最後に、もう一度重要なポイントを整理します。適正価格は本体の割引率と工事費のバランスで決まります。安易な「工事一式」見積もりには要注意です。そして、使える補助金は漏れなく申請し、現場の写真を送ることで追加請求の芽を摘んでください。
給湯器は10年以上使う長期的なパートナーです。初期費用だけでなく、施工品質やアフターフォローも含めた「価値」で見極めることが大切です。

いざ行動に移す際、1社だけの見積もりで決めてしまうのはリスクがあります。必ず3社程度に相見積もりを取り、価格と対応を比較してください。その際、以下のテンプレートを活用して、効率よく信頼できる業者を見つけ出しましょう。
件名:石油給湯器(据置型)の交換見積もり依頼について
本文:
お世話になります。
現在使用中の給湯器(型番:〇〇〇〇)が故障/古くなったため、交換を検討しています。
希望機種はノーリツ/コロナ等の〇〇シリーズ(または同等機能品)です。
添付の写真にて設置状況をご確認いただき、以下の条件でのお見積もりをお願いいたします。
本体価格、標準工事費、処分費、諸経費を分けた詳細見積もり
利用可能な補助金(給湯省エネ事業等)の有無と申請代行の可否
当日の追加費用が発生しない「確定見積もり」

参考情報
よくあるご質問
- Q: 石油給湯器(据置型)の交換費用の相場はいくらですか?
- A: 一般的な相場は、本体価格・工事費・処分費を含めて総額15万円~20万円程度です。機能(オート・フルオート)や給湯能力(3万キロ・4万キロ)によって変動しますが、定価の半額程度の本体価格に、標準工事費4万円前後が加算される計算が目安となります。
- Q: 石油給湯器の交換で補助金は使えますか?
- A: はい、使用できる場合があります。特に「エコフィール」などの高効率給湯器に交換する場合、国の「給湯省エネ事業」や自治体の省エネ補助金の対象となることが多いです。予算枠や申請期限があるため、事前の確認が必要です。

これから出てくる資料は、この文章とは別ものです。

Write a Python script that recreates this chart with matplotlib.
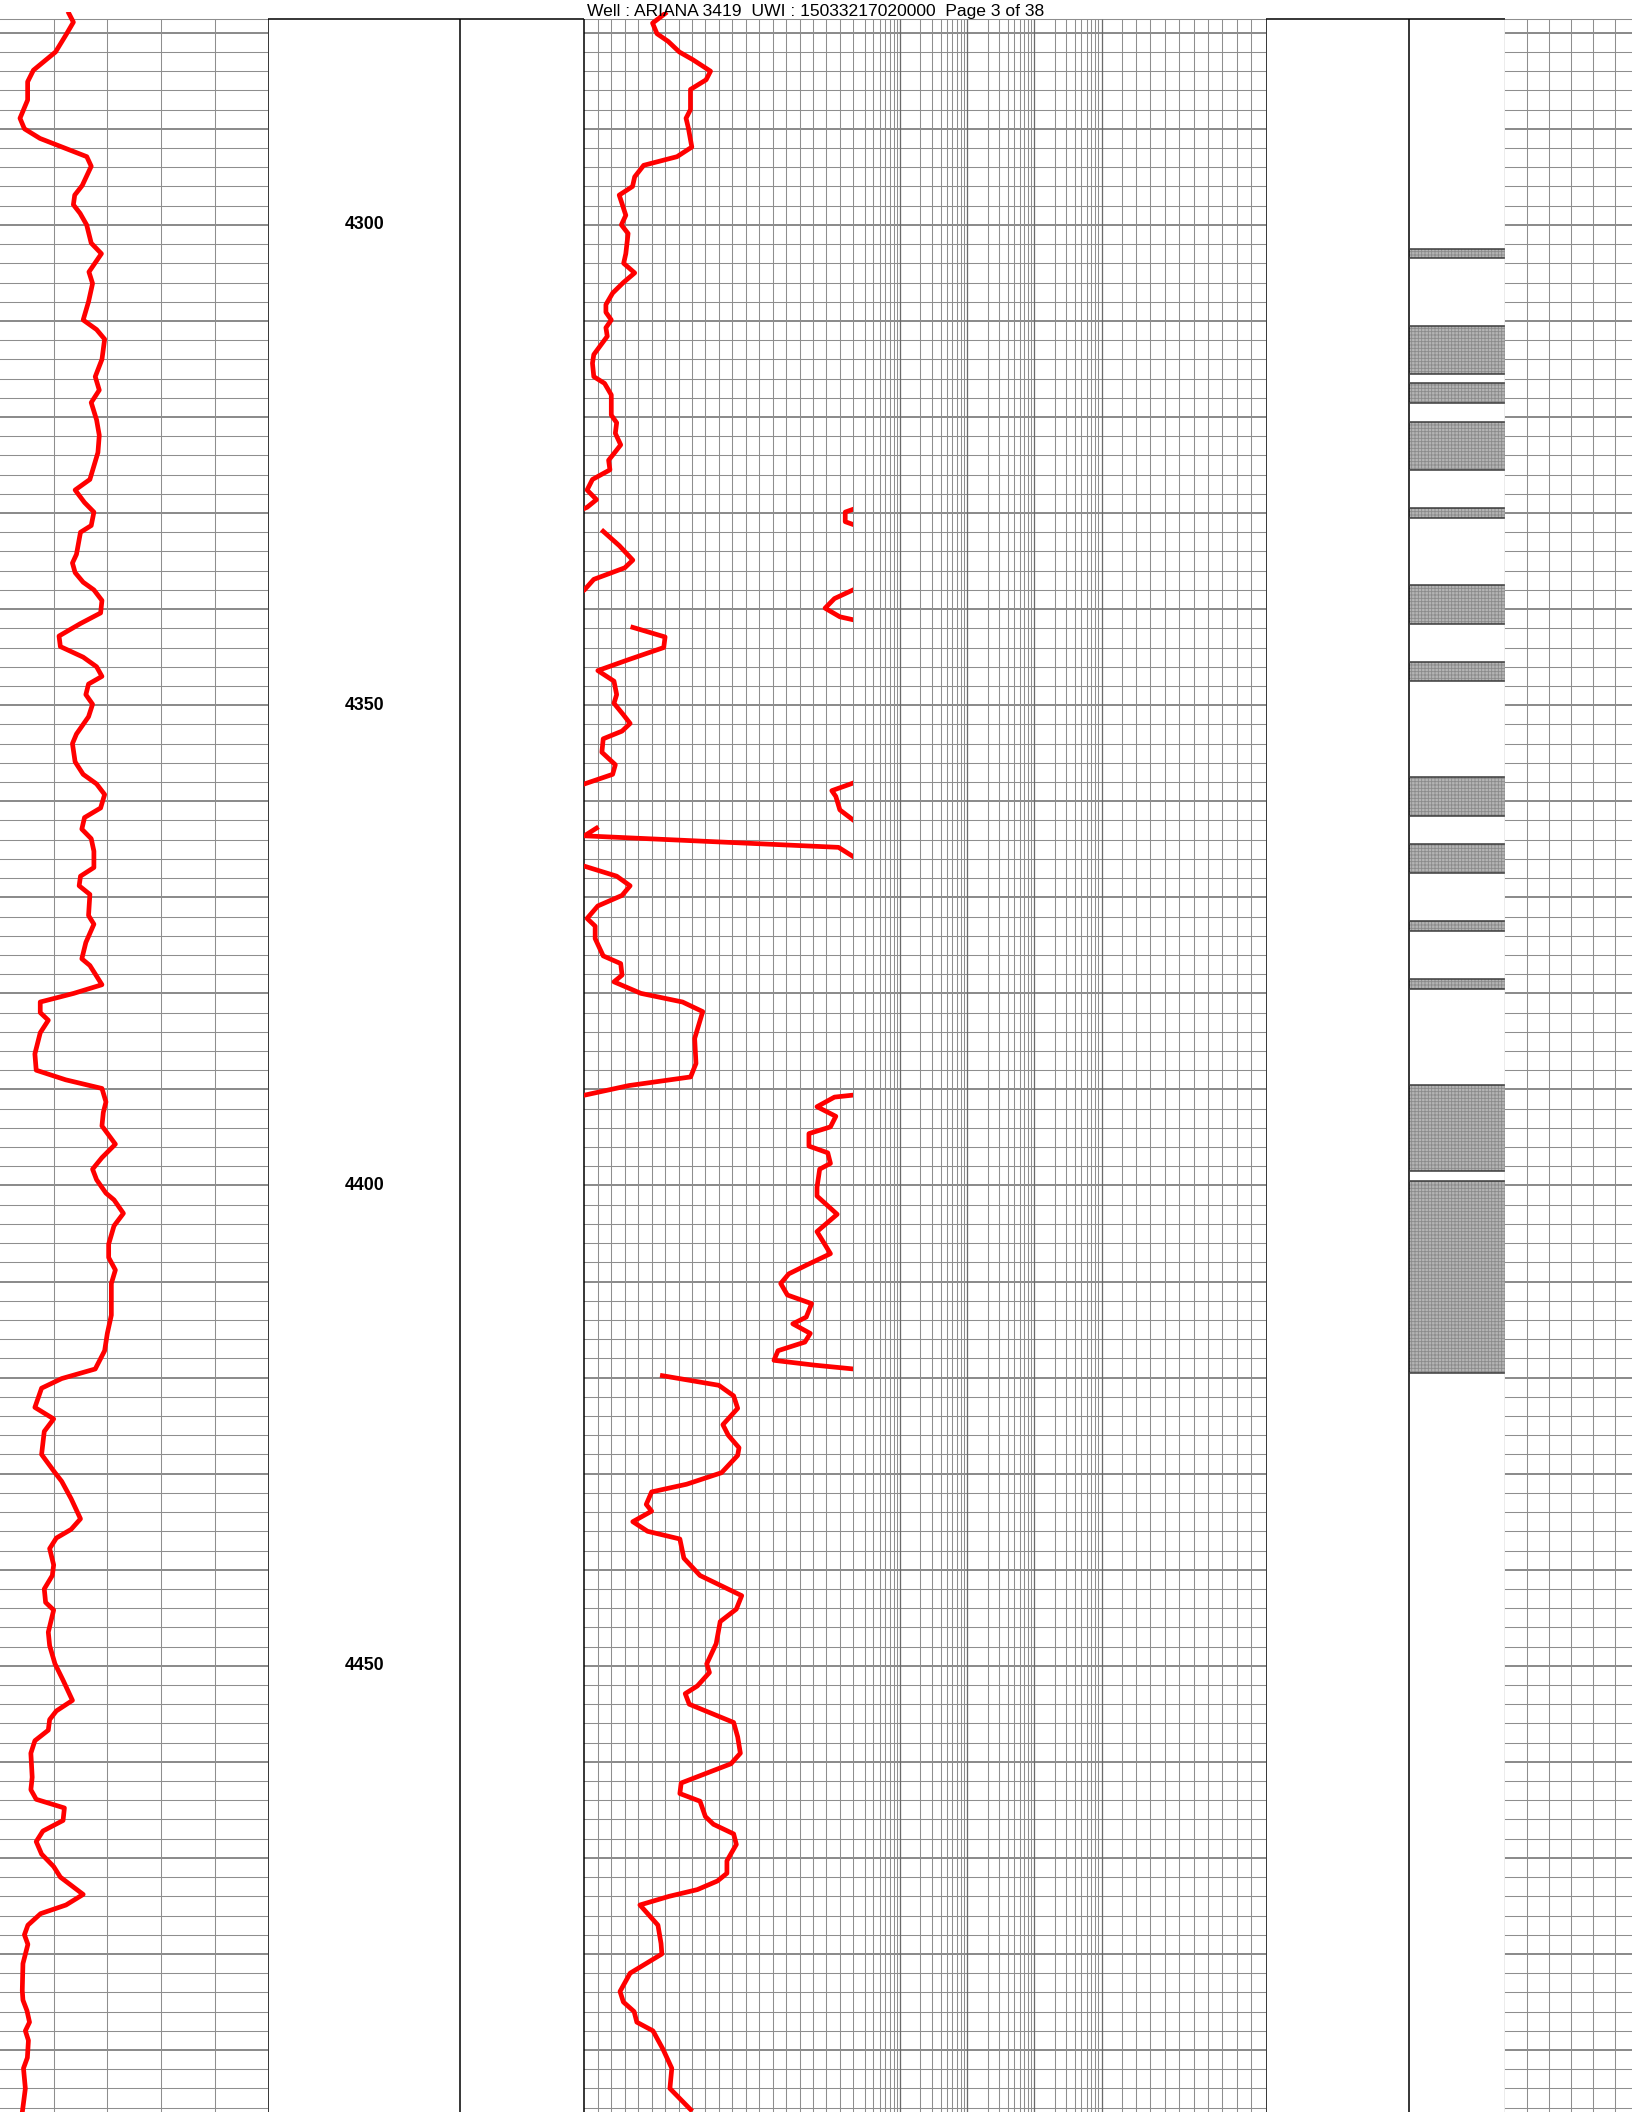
import numpy as np
import matplotlib.pyplot as plt

plt.rcParams['font.family'] = ['Liberation Sans', 'DejaVu Sans']
plt.rcParams['hatch.linewidth'] = 0.6

# Page / depth window
TITLE = "Well : ARIANA 3419  UWI : 15033217020000  Page 3 of 38"
TOP_DEPTH = 4278.6
AX_TOP = 4277.84
AX_BOT = 4496.45
depth_labels = [4300, 4350, 4400, 4450]

# Gamma ray (track 1, 0-200)
gr_value = [51.4, 54.7, 49.7, 41.4, 24.9, 20.6, 20.6, 14.9, 18.2, 29.8, 46.4, 64.7, 68.0, 61.3,
            55.7, 54.7, 59.7, 64.6, 68.0, 75.6, 66.3, 69.0, 66, 62, 72, 78, 76, 71, 74, 68, 72,
            74, 73, 67, 56, 63, 70, 68, 60, 57, 54, 56, 62, 70, 76, 75, 60, 44, 45, 62, 72, 76,
            66, 64, 69, 66, 57, 54, 56, 62, 72, 78, 75, 63, 61, 68, 70, 70, 60, 59, 67, 66, 70,
            64, 61, 67, 76, 55, 30, 30, 36, 30, 26, 27, 49, 76, 79, 77, 76, 86, 76, 69, 72, 79,
            85, 92, 85, 81, 81, 86, 83, 83, 80, 78, 71, 46, 31, 26, 40, 33, 31, 41, 46, 53, 60,
            53, 42, 37, 40, 39, 33, 34, 40, 36, 37, 41, 47, 54, 42, 37, 36, 26, 23, 24, 23, 27,
            48, 47, 32, 27, 31, 40, 45, 62, 49.2, 30.3, 20.8, 18.2, 20.8, 17.1, 16.6, 17.1, 20.1,
            22.0, 18.9, 21.2, 20.4, 17.5, 18.9, 16.6]
gr_depth = [4278.0, 4278.9, 4280.1, 4282.0, 4283.9, 4285.1, 4287.0, 4288.9, 4290.0, 4291.0, 4291.9,
            4292.9, 4293.9, 4295.9, 4296.9, 4297.9, 4298.8, 4300.0, 4301.9, 4303.0, 4304.9, 4306.1,
            4308.0, 4309.9, 4310.9, 4311.9, 4314.0, 4315.8, 4317.2, 4318.5, 4320.3, 4321.9, 4323.7,
            4326.5, 4327.6, 4328.9, 4329.9, 4331.3, 4332.0, 4334.3, 4335.2, 4336.2, 4337.2, 4338.0,
            4339.1, 4340.4, 4341.5, 4342.8, 4343.9, 4345.0, 4346.0, 4347.0, 4347.8, 4348.9, 4349.9,
            4351.2, 4353.0, 4354.0, 4355.9, 4357.2, 4358.2, 4359.3, 4360.7, 4361.7, 4362.9, 4363.9,
            4365.2, 4366.9, 4367.8, 4368.8, 4369.7, 4371.9, 4372.8, 4374.7, 4376.4, 4377.1, 4379.1,
            4380.0, 4380.9, 4382.0, 4382.8, 4384.1, 4386.3, 4388.0, 4389.0, 4389.9, 4391.3, 4392.4,
            4393.8, 4395.7, 4397.1, 4398.3, 4399.4, 4400.8, 4401.5, 4402.9, 4404.2, 4406.1, 4407.5,
            4408.8, 4410.2, 4413.5, 4415.4, 4417.2, 4419.1, 4420.1, 4421.1, 4423.1, 4424.3, 4425.6,
            4428.0, 4429.9, 4430.8, 4432.6, 4434.7, 4435.8, 4436.7, 4437.8, 4439.5, 4440.6, 4442.0,
            4443.4, 4444.2, 4446.5, 4447.9, 4449.8, 4451.5, 4453.6, 4454.7, 4455.6, 4456.7, 4457.8,
            4459.1, 4461.6, 4462.9, 4463.9, 4464.8, 4466.1, 4467.2, 4468.3, 4469.6, 4470.9, 4472.0,
            4473.8, 4474.9, 4475.8, 4477.0, 4478.0, 4479.0, 4481.0, 4483.8, 4484.8, 4485.9, 4487.1,
            4488.0, 4489.0, 4490.8, 4491.9, 4494.0, 4496.5]

# Track 3 curve (0-200 scale, wraps at edges; nan = pen up)
nan = np.nan
c3_value = [60.0, 50.7, 54.0, 62.3, 70.6, 80.6, 93.8, 90.5, 78.9, 78.9, 75.6, 77.3, 79.9, 68.9, 44.1,
            37.4, 35.8, 25.9, 30.8, 27.5, 32.5, 30.8, 29.2, 37.4, 29, 21, 16, 16, 20, 16, 17, 7, 6, 7,
            15, 20, 20, 24, 23, 27, 22, 18, 19, 6, 2, 9, 2, -3, nan,
            206, 194, 194, 206, nan,
            14, 26, 36, 30, 7, 0, -6, nan,
            206, 186, 179, 190, 206, nan,
            36, 60, 59, 32, 10, 22, 24, 22, 29, 34, 28, 14, 13, 23, 21, 0, -6, nan,
            206, 184, 187, 190, 206, nan,
            9, 0, 189, 206, nan,
            -6, 24, 34, 28, 10, 2, 8, 8, 14, 27, 28, 22, 42, 73, 88, 82, 83, 79, 33, 0, -6, nan,
            206, 186, 173, 187, 183, 167, 167, 181, 183, 175, 173, 173, 188, 173, 183, 165, 152,
            146, 151, 169, 165, 155, 168, 164, 144, 141, 171, 200, 206, nan,
            58, 100, 111, 114, 103, 107, 115, 114, 102, 76, 50, 46, 50, 36, 47, 71, 74, 86, 117,
            113, 101, 98, 91, 93, 84, 75, 78, 111, 114, 116, 109, 72, 71, 86, 90, 96, 111, 113, 106,
            106, 99, 84, 63, 41.3, 54.7, 57, 57.6, 34, 26.5, 29, 37, 39, 51, 58.4, 65, 63.6, 79]
c3_depth = [4278.0, 4279.0, 4280.1, 4280.9, 4282.0, 4282.8, 4284.0, 4284.9, 4285.9, 4288.0, 4288.9,
            4289.9, 4291.9, 4292.9, 4293.8, 4295.0, 4296.0, 4296.9, 4299.0, 4300.0, 4300.9, 4303.0,
            4304.0, 4305.0, 4306.0, 4307.1, 4308.3, 4309.1, 4309.9, 4310.7, 4311.6, 4313.5, 4314.4,
            4315.8, 4316.5, 4317.7, 4319.8, 4320.6, 4321.7, 4322.9, 4323.8, 4324.5, 4325.5, 4326.5,
            4327.6, 4328.6, 4329.4, 4329.7, nan,
            4329.3, 4329.9, 4330.9, 4331.5, nan,
            4331.9, 4333.4, 4334.9, 4335.7, 4336.9, 4338.0, 4338.6, nan,
            4337.6, 4338.9, 4339.9, 4340.8, 4341.3, nan,
            4341.9, 4342.9, 4344.0, 4345.3, 4346.4, 4347.5, 4348.9, 4349.8, 4351.0, 4351.9, 4352.7,
            4353.5, 4354.9, 4356.2, 4357.2, 4358.2, 4358.6, nan,
            4357.8, 4358.9, 4359.5, 4360.9, 4362.6, nan,
            4362.8, 4363.6, 4364.8, 4366.3, nan,
            4366.5, 4367.8, 4368.8, 4369.8, 4370.9, 4372.2, 4373.0, 4374.3, 4376.1, 4376.9, 4378.1,
            4378.8, 4380.0, 4380.9, 4381.9, 4384.7, 4387.3, 4388.7, 4389.6, 4390.6, 4390.7, nan,
            4390.5, 4390.8, 4391.8, 4392.8, 4393.9, 4394.6, 4395.9, 4396.6, 4397.7, 4398.3, 4400.2,
            4401.1, 4403.0, 4404.8, 4407.1, 4408.3, 4409.2, 4410.2, 4411.4, 4412.3, 4413.7, 4414.4,
            4415.4, 4416.3, 4417.2, 4418.2, 4418.7, 4419.1, 4419.2, nan,
            4419.8, 4420.8, 4421.9, 4423.2, 4424.9, 4426.0, 4427.3, 4428.1, 4429.9, 4431.1, 4431.9,
            4433.2, 4433.9, 4435.0, 4436.0, 4436.8, 4438.8, 4440.6, 4442.7, 4444.1, 4445.4, 4447.7,
            4449.8, 4450.7, 4452.1, 4452.9, 4454.0, 4455.9, 4457.4, 4459.1, 4460.2, 4462.2, 4463.3,
            4464.1, 4465.7, 4466.5, 4467.5, 4468.6, 4470.3, 4471.6, 4472.4, 4473.3, 4474.0, 4474.9,
            4477.0, 4478.9, 4480.0, 4482.0, 4483.9, 4485.0, 4486.0, 4487.1, 4488.0, 4489.9, 4491.9,
            4494.0, 4496.2]

# Lithology (shaded intervals)
litho_top = [4302.5, 4310.5, 4316.5, 4320.5, 4329.5, 4337.5, 4345.5, 4357.5, 4364.5, 4372.5,
             4378.5, 4389.5, 4399.5]
litho_base = [4303.5, 4315.5, 4318.5, 4325.5, 4330.5, 4341.5, 4347.5, 4361.5, 4367.5, 4373.5,
              4379.5, 4398.5, 4419.5]

W, H = 1632, 2112
MINOR = '#8e8e8e'
MAJOR = '#6a6a6a'
RED = '#ff0000'
CURVE_LW = 3.4

fig = plt.figure(figsize=(W / 100, H / 100), dpi=100)


def track(x0, x1, xlim=(0, 1), log=False):
    ax = fig.add_axes([x0 / W, 0, (x1 - x0) / W, (H - 12) / H])
    if log:
        ax.set_xscale('log')
    ax.set_xlim(*xlim)
    ax.set_ylim(AX_BOT, AX_TOP)
    ax.axis('off')
    return ax


def hgrid(ax):
    for d in range(4280, 4497, 2):
        major = d % 10 == 0
        ax.axhline(d, color=MAJOR if major else MINOR, lw=1.1 if major else 0.75, zorder=1)
    ax.axhline(TOP_DEPTH, color=MINOR, lw=0.75, zorder=1)


def vgrid(ax, xs):
    ax.vlines(xs, TOP_DEPTH, AX_BOT, color=MINOR, lw=0.75, zorder=1)


def border(ax, xs, top=True):
    ax.vlines(xs, TOP_DEPTH, AX_BOT, color='black', lw=1.1, zorder=3)
    if top:
        ax.hlines(TOP_DEPTH, min(xs), max(xs), color='black', lw=1.1, zorder=3)


# Track 1 - gamma ray
ax1 = track(0, 268.3, (0, 200))
hgrid(ax1)
vgrid(ax1, [40, 80, 120, 160])
ax1.plot(gr_value, gr_depth, color=RED, lw=CURVE_LW, solid_joinstyle='round', zorder=4)

# Depth track
axd = track(268.3, 460.3)
border(axd, [0, 1])
for d in depth_labels:
    axd.text(0.5, d, str(d), ha='center', va='center', fontsize=12.8, fontweight='bold')

# Blank track
axb = track(460.3, 584.4)
border(axb, [0, 1])

# Track 3 - linear part
ax3 = track(584.4, 853.3, (0, 200))
hgrid(ax3)
vgrid(ax3, np.arange(10, 200, 10))
ax3.vlines(0, TOP_DEPTH, AX_BOT, color='black', lw=1.1, zorder=3)
ax3.plot(c3_value, c3_depth, color=RED, lw=CURVE_LW, solid_joinstyle='round', zorder=4)

# Track 3 - log part (0.2 - 2000)
ax3l = track(853.3, 1121.7, (0.2, 2000), log=True)
hgrid(ax3l)
log_lines = []
for dec in [0.1, 1, 10, 100, 1000]:
    for m in range(1, 10):
        v = m * dec
        if 0.2 <= v <= 2000:
            log_lines.append(v)
ax3l.vlines(log_lines, TOP_DEPTH, AX_BOT, color=MINOR, lw=0.75, zorder=1)
ax3l.vlines([1, 10, 100, 1000], TOP_DEPTH, AX_BOT, color=MAJOR, lw=0.9, zorder=1)

# Track 3 - right linear part
ax3r = track(1121.7, 1265.5, (0, 10))
hgrid(ax3r)
vgrid(ax3r, np.arange(0, 10))

# Track 4 - blank
ax4 = track(1265.5, 1409.3)
border(ax4, [0, 1])

# Lithology track
axl = track(1409.3, 1505)
axl.hlines(TOP_DEPTH, 0, 1, color='black', lw=1.1, zorder=3)
axl.vlines(0, TOP_DEPTH, AX_BOT, color='black', lw=1.1, zorder=3)
thick = [b - t for t, b in zip(litho_top, litho_base)]
axl.barh(litho_top, 1, height=thick, left=0, align='edge', color='#b4b4b4',
         hatch='+++++', edgecolor='#8a8a8a', lw=0, zorder=2)
axl.hlines(litho_top + litho_base, 0, 1, color='#3a3a3a', lw=1.1, zorder=3)
axl.vlines(1, TOP_DEPTH, AX_BOT, color='#a0a0a0', lw=1.0, zorder=3)

# Track 6 - grid (runs off the page)
ax6 = track(1505, 1725, (0, 10))
hgrid(ax6)
vgrid(ax6, np.arange(1, 10))

fig.text(815.4 / W, 1 - 16 / H, TITLE, ha='center', va='baseline', fontsize=12.6)

fig.savefig('out.png', dpi=100)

- Q: 見積もり後に追加料金を請求されることはありますか?
- A: 悪質な業者の場合、当日に高額な追加請求をすることがあります。これを防ぐには、事前に現場の写真(配管や設置状況)を送り、「追加費用なしの確定見積もり」を書面やメールでもらっておくことが有効です。
- Q: 工事にかかる時間はどれくらいですか?
- A: 通常の交換工事であれば、半日(3時間~4時間)程度で完了します。ただし、配管の修正や設置場所の移動が必要な場合、または天候が悪い場合は、もう少し時間がかかることがあります。即日でお湯が使えるようになるケースがほとんどです。